Nunmehr indes werden die Zombiezustände als etwas behandelt, das umkehrbar ist. Es sind Infektionen, gegen die man nur ein Gegenmittel zu finden braucht. Das Seelische ist ganz im naturwissenschaftlichen Mechanismus aufgegangen. Sterblich und unsterblich sind keine Gegensätze mehr: Sie sind im Grunde das Gleiche - aus unterschiedlichen Perspektiven. Die Tür zum Totenreich wurde auf ewig geschlossen.
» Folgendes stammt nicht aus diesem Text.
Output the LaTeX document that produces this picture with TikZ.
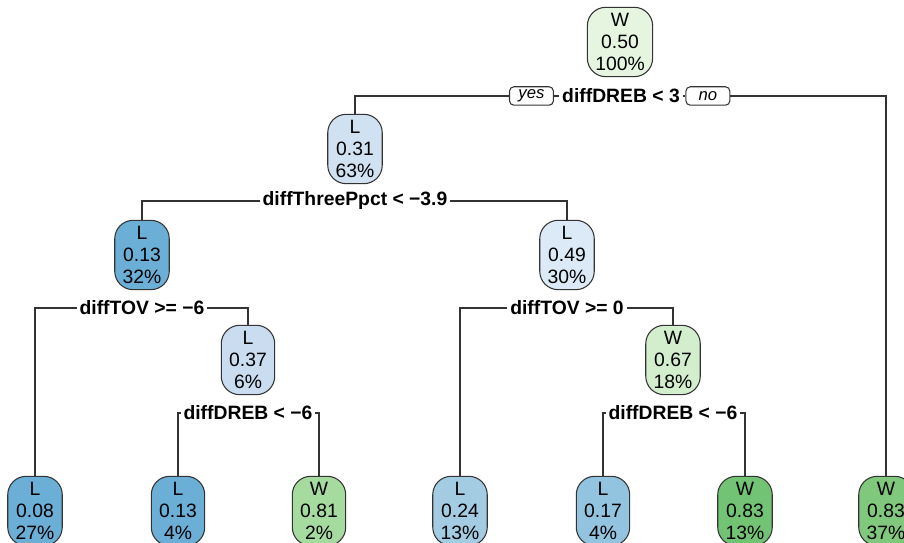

Zombies sind zu Folklore geworden, vor der wir uns schon längst nicht mehr gruseln. Wir gruseln uns deshalb nicht mehr, da nichts Mystisches, Magisches oder Mysteriöses hinter, über, neben oder unter dieser pragmatisch eingerichteten Welt existiert. Ein Gespür für die Bedrohlichkeit und die Fragilität der menschlichen Existenz wäre noch der letzte Nachhall eines metaphysischen Schauderns. Gotthard Günther bemerkte einmal, dass der Mensch ohne Metaphysik zum Automaten wird. Man mag sich diesen Automaten angedockt an elektronische Kommunikationsmittel vorstellen.

Im Gegensatz dazu sind es gerade die inszenierten Untoten, die zu mehr Selbsttranszendenz fähig sind als die sie umgebenden Menschen. Da Zombies die Grenze zum Tod bereits überschritten haben, werden bei ihnen metaphysische Zweifel laut, die ihre Existenz grundsätzlich in Frage stellen. Zombie und Mensch, davon erzählen uns moderne Fernsehmythen, haben längst die Plätze getauscht.

Andreas Walker, geboren 1971 in Hamburg, ist Philosoph, Autor und Sozialforscher. Zuletzt erschienen von ihm zahlreiche Arbeiten zum Hospizwesen.